Using a recently developed method to rigorously control the finite-size behaviour in long cylinders near first-order phase transitions, I calculate the finite-size scaling of the first q+1 eigenvalues of the transfer matrix of the q states Potts model in a d dimensional periodic box of volume L × . . . × L × t (assuming that d ≥ 2 and that q is sufficiently large). I find two simple eigenvalues λ± corresponding to the trivial representation of the global symmetry and an q − 1 fold degenerate eigenvalue λ⊥ corresponding to the remaining irreducible representations of the global symmetry group.
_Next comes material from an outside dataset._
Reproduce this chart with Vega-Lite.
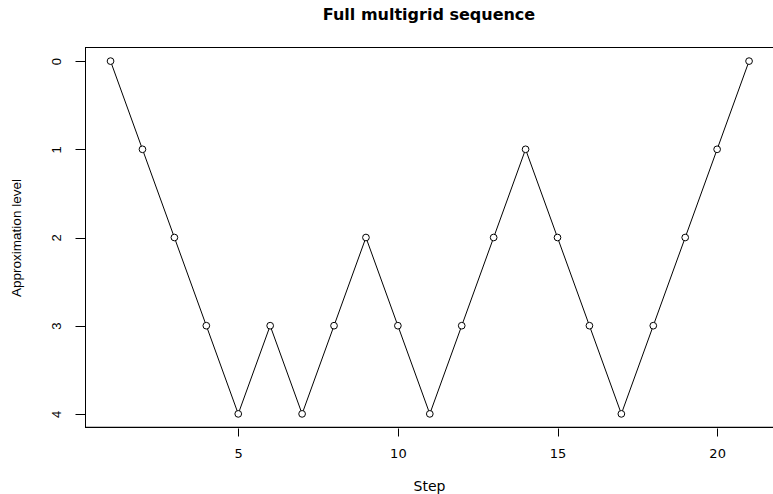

The finite-size scaling of the gap ξ−1(L, β) = log(λ+/λ⊥) and of the gap ξ−1 sym(L, β) = log(λ+/λ−) in the symmetric subspace, and their relation to the surface tension, as well as the finite-size scaling of the internal energy Ecyl(L, β) = −L−(d−1)d log λ+/dβ are discussed. As a final application, I discuss the finite-size scaling of the derivative of ξ(L, β). I prove that 1/ν(L) := log[−Ldξ(L, β)/dβ]β=βt(L)/ log L converges to the renormalization group eigenvalue yT = d, if βt(L) is chosen as the point where ξ−1 sym(L, β) is minimal. I also propose other definitions of a finite volume exponent ν(L) which should be more suitable for numerical considerations.